9.4.94.
Был у Константина Ивановича Рождественского. Большой художник, прекрасная живопись…Уже был у него К. Уже допрашивал об отце, видимо, очень больно его задел. Но что бесспорно, это единственный человек, который при Сталине обрел все – и поездки за границу, и Гран-при, и Париж, и Нью-Йорк, и Индию, это просто так никому не давалось.
Но что не могу отвергнуть, отмахнуться – какое-то обаяние. Чтобы написать плохо – лучше не знать и не видеть. Или повернуть свое сердце в сторону прощения, а через симпатию к увиденной фигуре рассказать о прошлом.
Очень был расположен – смотрели живопись, много говорили, возможно, буду у него еще раз.

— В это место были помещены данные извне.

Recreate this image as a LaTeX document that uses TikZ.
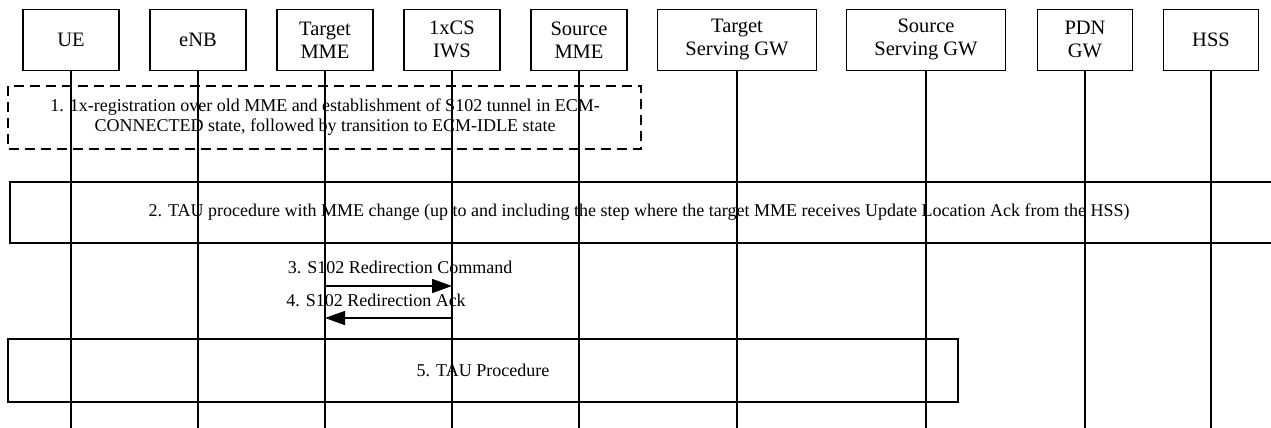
\documentclass[tikz,border=0pt]{standalone}
\usepackage{fontspec}
\setmainfont{Liberation Serif}
\usetikzlibrary{arrows.meta}
\begin{document}
\begin{tikzpicture}[x=1pt,y=-1pt,
  ent/.style={draw, line width=1.2pt, minimum height=61pt, inner sep=0pt,
    font=\fontsize{20.5}{23}\selectfont, align=center},
  life/.style={line width=1.3pt},
  frame/.style={line width=1.2pt},
  lbl/.style={font=\fontsize{18}{20}\selectfont, align=center, inner sep=0pt},
  msg/.style={line width=1.5pt, -{Triangle[length=20pt,width=14pt]}}]
\useasboundingbox (0,0) rectangle (1271,428);
\coordinate (bot) at (0,428);
% entities
\node[ent, minimum width=96pt]  (ue)   at (71,39.8)  {UE};
\node[ent, minimum width=96pt]  (enb)  at (198,39.8) {eNB};
\node[ent, minimum width=96pt]  (tmme) at (325,39.8) {Target\\MME};
\node[ent, minimum width=96pt]  (iws)  at (452,39.8) {1xCS\\IWS};
\node[ent, minimum width=96pt]  (smme) at (579,39.8) {Source\\MME};
\node[ent, minimum width=159pt] (tsgw) at (737,39.8) {Target\\Serving GW};
\node[ent, minimum width=159pt] (ssgw) at (926,39.8) {Source\\Serving GW};
\node[ent, minimum width=95pt]  (pgw)  at (1085,39.8) {PDN\\GW};
\node[ent, minimum width=95pt]  (hss)  at (1211,39.8) {HSS};
% lifelines
\foreach \n in {ue,enb,tmme,iws,smme,tsgw,ssgw,pgw,hss}
  \draw[life] (\n.south) -- (\n.south |- bot);
% step 1
\draw[frame, dashed, dash pattern=on 10pt off 6pt] (8,86) rectangle (641,149);
\node[lbl] (t1) at (325,117) {1. 1x-registration over old MME and establishment of S102 tunnel in ECM-\\CONNECTED state, followed by transition to ECM-IDLE state};
% step 2
\draw[frame] (1271,182) -- (10,182) -- (10,243) -- (1271,243);
\node[lbl] (t2) at (639,212) {2. TAU procedure with MME change (up to and including the step where the target MME receives Update Location Ack from the HSS)};
% step 3
\coordinate (m3a) at (tmme.south |- 0,286);
\coordinate (m3b) at (iws.south |- 0,286);
\draw[msg] (m3a) -- (m3b);
\node[lbl] (l3) at (400,267) {3. S102 Redirection Command};
% step 4
\coordinate (m4a) at (iws.south |- 0,318);
\coordinate (m4b) at (tmme.south |- 0,318);
\draw[msg] (m4a) -- (m4b);
\node[lbl] (l4) at (376,300) {4. S102 Redirection Ack};
% step 5
\draw[frame] (8,339) rectangle (958,402);
\node[lbl] (t5) at (483,370) {5. TAU Procedure};
\end{tikzpicture}
\end{document}
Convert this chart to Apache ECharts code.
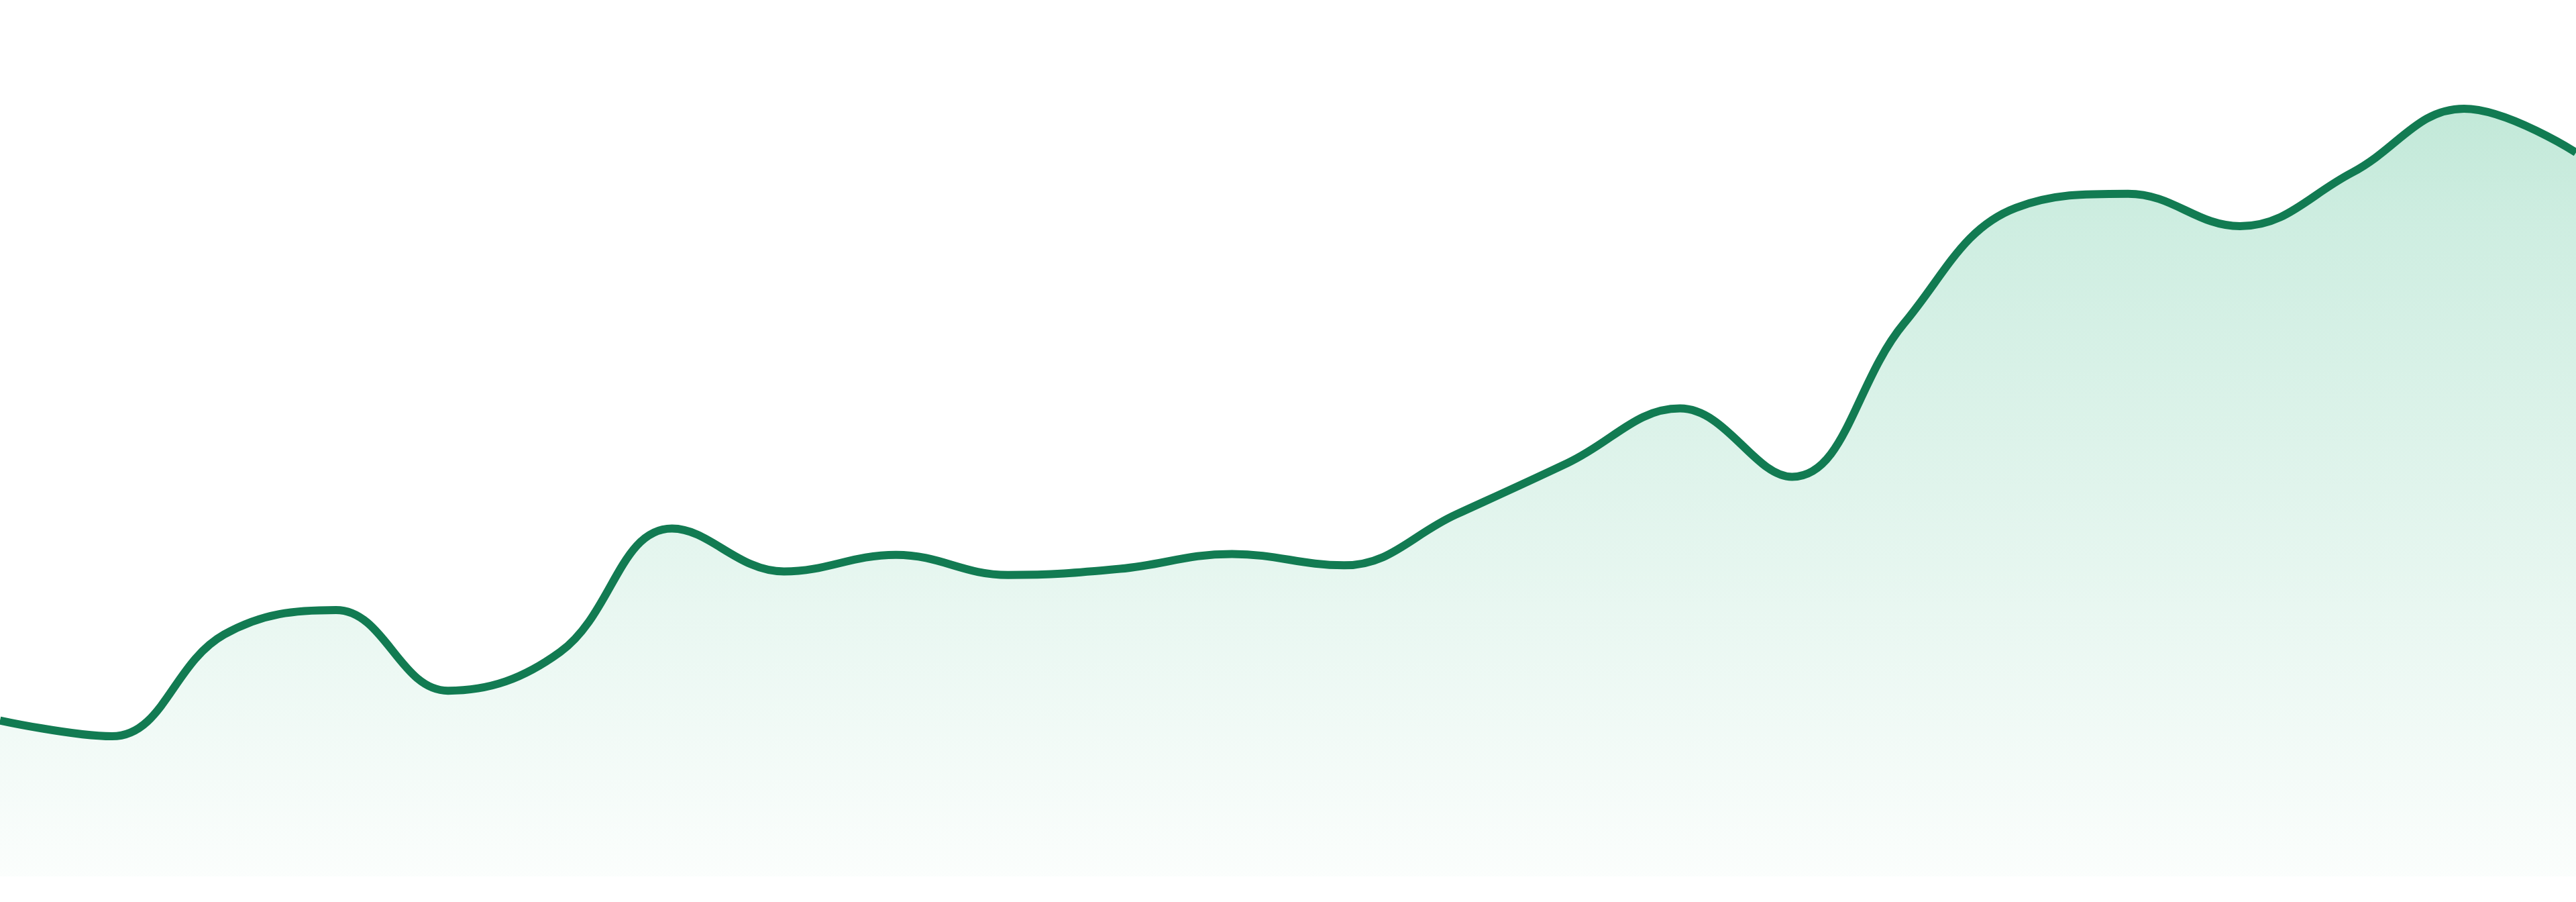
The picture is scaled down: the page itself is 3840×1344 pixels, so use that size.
<!DOCTYPE html>
<html>
<head>
<meta charset="utf-8">
<script src="https://cdn.jsdelivr.net/npm/echarts@6/dist/echarts.min.js"></script>
<style>
  html, body { margin: 0; padding: 0; background: #ffffff; }
  #chart { width: 3840px; height: 1344px; }
</style>
</head>
<body>
<div id="chart"></div>
<script>
const categories = ['1','2','3','4','5','6','7','8','9','10','11','12','13','14','15','16','17','18','19','20','21','22','23','24'];
const values = [17.8, 16.0, 27.6, 30.4, 21.2, 25.6, 39.7, 34.8, 36.7, 34.4, 35.1, 36.8, 35.5, 41.3, 47.2, 53.4, 45.6, 63.1, 76.3, 77.9, 74.2, 80.3, 87.6, 82.6];
const yMin = 0;
const yMax = 100;

const chart = echarts.init(document.getElementById('chart'), null, { renderer: 'canvas' });
chart.setOption({
  animation: false,
  backgroundColor: '#ffffff',
  grid: { left: 0, right: 0, top: 0, bottom: 38 },
  xAxis: {
    type: 'category',
    data: categories,
    boundaryGap: false,
    show: false
  },
  yAxis: {
    type: 'value',
    min: yMin,
    max: yMax,
    show: false
  },
  series: [{
    type: 'line',
    data: values,
    smooth: 0.4,
    symbol: 'none',
    lineStyle: { color: '#127b52', width: 12 },
    areaStyle: {
      color: new echarts.graphic.LinearGradient(0, 0, 0, 1, [
        { offset: 0, color: '#a8dfc8' },
        { offset: 0.15, color: '#b9e6d4' },
        { offset: 1, color: '#f9fdfb' }
      ])
    }
  }]
});
</script>
</body>
</html>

Начал с дневника Юдина – они называли его Малюткой. Маленький Юдин и огромный Рождественский имели общую мастерскую на Шамшиной улице, на Петроградской стороне… На Шамшиной был двухэтажный дом, во дворе ходили куры. Комната была махонькая. Один из них устраивался на кровати, а второй ставил мольберт или какое-нибудь приспособление в проходной комнате.
Юдин писал прекрасные женские портреты. «Он сам себя съел, пришел к выводу, что он не живописец, а график». Так и шутили, говоря про Юдина: «От Сезанна до Митрохина»[437]
– да, Малевичу и Сезанну Юдин предпочел Митрохина и очень высоко оценил его, увидев в нем то, что другие не видели…Я спросил о Малевиче – каким он был педагогом, был ли уравновешен? У меня есть данные, что он мог порвать прекрасную работу и похвалить худую.
КР ответил:
– Малевич был гениальный человек. И педагог изумительный. Таков был у него дар, что каждый ученик считал, что он у него любимый. Пожалуй, наиболее критично К. С. относился к Стерлигову, считал, что искусство его «от лукавого», много надуманного, на этих его положениях строить искусство нельзя.
Мать Малевича – Людвига Александровна – называла учеников «сынками»: «Когда ты сынка усыновишь?». Это тоже была талантливая женщина с огромным инстинктом живописи. Рождественский помнит, как однажды она связала кашне – белый верх, низ черный – чистый супрематизм. Она же сделала первую авоську, маленькую сумочку, которая складывалась. Это было ее открытие.
…Много работ Малевича оставалось у Суетина[438]
. Он хотел возвратить холсты жене Наталье[439], но она категорически отказалась. Но после войны Харджиев[440] видел много работ у Лепорской[441], поинтересовался, на что та ответила: «Всякие бывают отношения у мужчины и женщины».…Когда закрыли институт[442]
, все рассыпались, хотя Малевич продолжал работать. А в 34–35‐м году, когда он заболел раком, Рождественский ездил в дацан, где монахи (ламы) занимались тибетской медициной, дацан находился в Старой деревне.Р. увидел курящих лам – и спросил, отчего они курят, это же вредно.
– Это полезно, – сказал ему Далай-лама, – нужно, чтобы организм пропитался смолой, тогда он будет жить вечно.
Затем они показали свою врачебную книгу – толстую как Библия.
Он рассказал, чем болен Малевич.
Лама спросил:
– А врачи лечили?
– Да.
– Если больной облучался, то мы лечить не можем. Клетка разрушена.
Умирал Малевич достойно, не жаловался, никогда не говорил, что его за что-то наказывают.
В ГИНХУКе две комнаты – в одной работали Вера Ермолаева и Юдин, в другой – Лепорская и Рождественский.
Рождественский сказал о К., что он был у него «с недоверием». Я спросил:
– Этот портрет вам ничего не говорит?[443]
– Ничего. Я Гальперина видел один раз, пришел к Ермолаевой, они сидели, рассматривали ее работы.
О работе Веры Михайловны в Художественной школе будто бы ничего не слышал. Тем более о Гальперине.
Показал замечательные работы:
Мадонна двадцатых (двуцветное лицо).
Ноев ковчег 30 века (матюшинская линия).
Два пространства. Земля и космос.
Космический квадрат (нет верха и низа, можно смотреть как угодно. «В космосе мы не понимаем, что происходит, что произошло»).
Стюардесса из Копенгагена.
Серебряные тополя (эскиз одобрил Малевич), написан в 70‐е годы по рисунку.
Два натюрморта с гжельским чайником. Сейчас пишет очень хорошо.